Comment: The quality of evidence is downgraded by inconsistency (heterogeneity in patients) indirectness (differences is patients, a threshold of MoCA used in studies is probably not correct) and imprecise results (most of the studies were small).
A Cochrane review [Abstract] 1 included 7 studies with a total of 9422 subjects. Three studies were conducted in memory clinics, two in hospital clinics, none in primary care and two in population-derived samples. The original instructions for use of the MoCA recommended a threshold of 25/26 in order to identify any cognitive impairment but this is not necessarily the optimum threshold for diagnosing dementia, which may be several points lower. Most of studies recruited only small samples, with only one having more than 350 participants.
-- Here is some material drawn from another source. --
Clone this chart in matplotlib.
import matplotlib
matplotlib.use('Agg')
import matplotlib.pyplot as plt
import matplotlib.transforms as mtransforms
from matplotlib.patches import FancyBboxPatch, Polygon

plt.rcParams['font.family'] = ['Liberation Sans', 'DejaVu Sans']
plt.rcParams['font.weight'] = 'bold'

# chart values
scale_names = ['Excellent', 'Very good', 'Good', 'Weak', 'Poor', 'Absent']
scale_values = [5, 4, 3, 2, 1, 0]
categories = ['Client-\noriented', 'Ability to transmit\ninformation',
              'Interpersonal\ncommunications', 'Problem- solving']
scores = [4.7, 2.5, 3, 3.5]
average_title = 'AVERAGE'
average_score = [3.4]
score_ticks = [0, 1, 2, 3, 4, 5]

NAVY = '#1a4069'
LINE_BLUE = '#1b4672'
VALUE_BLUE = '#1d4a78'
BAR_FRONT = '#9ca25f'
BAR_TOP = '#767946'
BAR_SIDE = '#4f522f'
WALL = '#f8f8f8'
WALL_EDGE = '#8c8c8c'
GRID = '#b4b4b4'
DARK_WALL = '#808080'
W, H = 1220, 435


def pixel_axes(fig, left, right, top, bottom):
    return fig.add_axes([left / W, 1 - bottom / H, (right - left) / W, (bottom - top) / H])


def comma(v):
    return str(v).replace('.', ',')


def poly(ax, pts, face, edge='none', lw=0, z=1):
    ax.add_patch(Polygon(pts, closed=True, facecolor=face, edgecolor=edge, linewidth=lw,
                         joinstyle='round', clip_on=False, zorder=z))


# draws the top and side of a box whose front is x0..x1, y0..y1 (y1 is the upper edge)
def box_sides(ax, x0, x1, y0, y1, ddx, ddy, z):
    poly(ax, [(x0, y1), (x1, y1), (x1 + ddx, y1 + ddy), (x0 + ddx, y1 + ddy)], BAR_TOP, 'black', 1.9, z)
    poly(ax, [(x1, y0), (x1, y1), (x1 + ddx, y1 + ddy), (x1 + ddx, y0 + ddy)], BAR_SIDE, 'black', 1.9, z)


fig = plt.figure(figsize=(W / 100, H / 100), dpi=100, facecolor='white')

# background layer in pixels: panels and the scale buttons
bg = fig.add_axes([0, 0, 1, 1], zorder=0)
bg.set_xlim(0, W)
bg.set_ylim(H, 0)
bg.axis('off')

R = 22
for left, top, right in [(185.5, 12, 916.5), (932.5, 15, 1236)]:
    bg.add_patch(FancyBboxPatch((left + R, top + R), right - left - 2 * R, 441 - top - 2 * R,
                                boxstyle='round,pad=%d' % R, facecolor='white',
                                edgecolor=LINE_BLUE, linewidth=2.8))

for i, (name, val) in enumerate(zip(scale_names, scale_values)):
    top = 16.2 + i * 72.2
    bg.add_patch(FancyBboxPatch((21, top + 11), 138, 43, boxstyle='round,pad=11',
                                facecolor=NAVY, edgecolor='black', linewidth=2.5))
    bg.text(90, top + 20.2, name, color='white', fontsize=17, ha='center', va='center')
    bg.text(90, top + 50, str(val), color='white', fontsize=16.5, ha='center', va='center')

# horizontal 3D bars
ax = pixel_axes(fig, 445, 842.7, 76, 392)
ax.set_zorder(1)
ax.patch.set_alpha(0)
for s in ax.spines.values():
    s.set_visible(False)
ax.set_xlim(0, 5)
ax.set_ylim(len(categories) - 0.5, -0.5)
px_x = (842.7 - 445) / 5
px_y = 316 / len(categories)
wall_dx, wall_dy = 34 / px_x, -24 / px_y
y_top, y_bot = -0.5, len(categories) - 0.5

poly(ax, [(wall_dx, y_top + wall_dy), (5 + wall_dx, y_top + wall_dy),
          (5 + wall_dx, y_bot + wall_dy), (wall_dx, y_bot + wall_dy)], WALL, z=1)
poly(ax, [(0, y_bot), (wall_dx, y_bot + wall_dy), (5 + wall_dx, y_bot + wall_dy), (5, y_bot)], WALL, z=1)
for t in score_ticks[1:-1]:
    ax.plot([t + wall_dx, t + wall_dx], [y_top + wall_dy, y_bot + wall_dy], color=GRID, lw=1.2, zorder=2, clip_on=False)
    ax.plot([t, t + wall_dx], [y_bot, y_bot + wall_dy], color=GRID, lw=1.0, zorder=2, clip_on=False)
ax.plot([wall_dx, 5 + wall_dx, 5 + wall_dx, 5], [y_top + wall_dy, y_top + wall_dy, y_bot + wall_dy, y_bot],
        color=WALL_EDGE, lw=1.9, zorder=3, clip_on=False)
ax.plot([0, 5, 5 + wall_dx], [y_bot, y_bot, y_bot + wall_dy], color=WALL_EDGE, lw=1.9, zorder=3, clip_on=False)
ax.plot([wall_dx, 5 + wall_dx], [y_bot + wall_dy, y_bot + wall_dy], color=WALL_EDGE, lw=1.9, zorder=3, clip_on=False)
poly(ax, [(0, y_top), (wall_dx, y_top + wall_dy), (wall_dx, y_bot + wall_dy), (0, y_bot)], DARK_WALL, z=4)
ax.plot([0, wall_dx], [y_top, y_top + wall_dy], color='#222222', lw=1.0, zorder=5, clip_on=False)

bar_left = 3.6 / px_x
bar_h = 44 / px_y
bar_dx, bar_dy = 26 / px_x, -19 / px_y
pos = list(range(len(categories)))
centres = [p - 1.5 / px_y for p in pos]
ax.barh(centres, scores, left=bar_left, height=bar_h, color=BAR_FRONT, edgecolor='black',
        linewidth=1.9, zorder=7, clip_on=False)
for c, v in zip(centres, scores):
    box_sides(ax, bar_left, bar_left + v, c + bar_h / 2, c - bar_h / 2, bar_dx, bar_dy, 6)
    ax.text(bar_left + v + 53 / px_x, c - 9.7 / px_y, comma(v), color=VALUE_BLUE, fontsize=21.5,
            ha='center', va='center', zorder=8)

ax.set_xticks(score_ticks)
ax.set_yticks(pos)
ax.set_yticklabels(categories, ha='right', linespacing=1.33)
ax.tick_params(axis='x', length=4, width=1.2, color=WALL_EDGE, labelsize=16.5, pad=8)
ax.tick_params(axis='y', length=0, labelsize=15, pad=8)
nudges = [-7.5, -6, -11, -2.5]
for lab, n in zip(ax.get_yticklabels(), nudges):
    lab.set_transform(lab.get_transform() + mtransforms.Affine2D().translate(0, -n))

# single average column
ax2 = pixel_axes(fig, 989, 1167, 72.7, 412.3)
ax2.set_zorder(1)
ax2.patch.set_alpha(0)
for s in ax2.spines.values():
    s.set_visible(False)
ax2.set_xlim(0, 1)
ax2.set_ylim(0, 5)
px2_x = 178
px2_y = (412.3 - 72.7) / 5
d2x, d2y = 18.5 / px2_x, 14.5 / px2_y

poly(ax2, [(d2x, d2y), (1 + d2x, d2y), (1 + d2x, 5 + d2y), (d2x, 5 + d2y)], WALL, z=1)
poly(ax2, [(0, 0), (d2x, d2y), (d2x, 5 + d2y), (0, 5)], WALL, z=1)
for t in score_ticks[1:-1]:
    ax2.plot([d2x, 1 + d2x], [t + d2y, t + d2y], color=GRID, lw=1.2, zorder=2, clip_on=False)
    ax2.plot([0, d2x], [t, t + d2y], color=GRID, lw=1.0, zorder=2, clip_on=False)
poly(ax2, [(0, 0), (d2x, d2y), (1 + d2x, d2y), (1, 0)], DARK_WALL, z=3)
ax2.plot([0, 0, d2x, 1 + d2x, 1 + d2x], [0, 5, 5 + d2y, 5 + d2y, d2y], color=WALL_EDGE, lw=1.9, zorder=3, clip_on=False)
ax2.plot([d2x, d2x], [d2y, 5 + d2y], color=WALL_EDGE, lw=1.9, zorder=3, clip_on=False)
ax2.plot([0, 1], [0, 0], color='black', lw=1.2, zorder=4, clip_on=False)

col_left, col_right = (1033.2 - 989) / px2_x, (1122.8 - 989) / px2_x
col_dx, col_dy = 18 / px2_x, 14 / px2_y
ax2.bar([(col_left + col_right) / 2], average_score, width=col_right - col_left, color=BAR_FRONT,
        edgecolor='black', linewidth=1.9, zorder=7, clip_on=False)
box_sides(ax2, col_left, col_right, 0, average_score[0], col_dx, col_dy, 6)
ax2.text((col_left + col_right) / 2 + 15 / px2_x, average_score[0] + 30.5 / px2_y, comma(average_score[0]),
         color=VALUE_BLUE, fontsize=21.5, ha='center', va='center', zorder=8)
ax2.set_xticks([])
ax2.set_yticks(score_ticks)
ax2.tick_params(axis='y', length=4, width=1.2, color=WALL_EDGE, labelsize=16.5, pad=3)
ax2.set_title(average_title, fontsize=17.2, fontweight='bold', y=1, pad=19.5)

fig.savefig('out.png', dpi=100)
The prevalence of dementia was 22% to 54% in the clinic-based studies, and 5% to 10% in population samples. In the four studies that used the recommended threshold score of 26 or over indicating normal cognition, the MoCA had high sensitivity of 0.94 or more but low specificity of 0.60 or less.
Further studies that do not recruit participants based on diagnoses already present (case-control design) but apply diagnostic tests and reference standards prospectively are required. Thresholds lower than 26 are likely to be more useful for optimal diagnostic accuracy of MoCA in dementia, but this requires confirmation in further studies.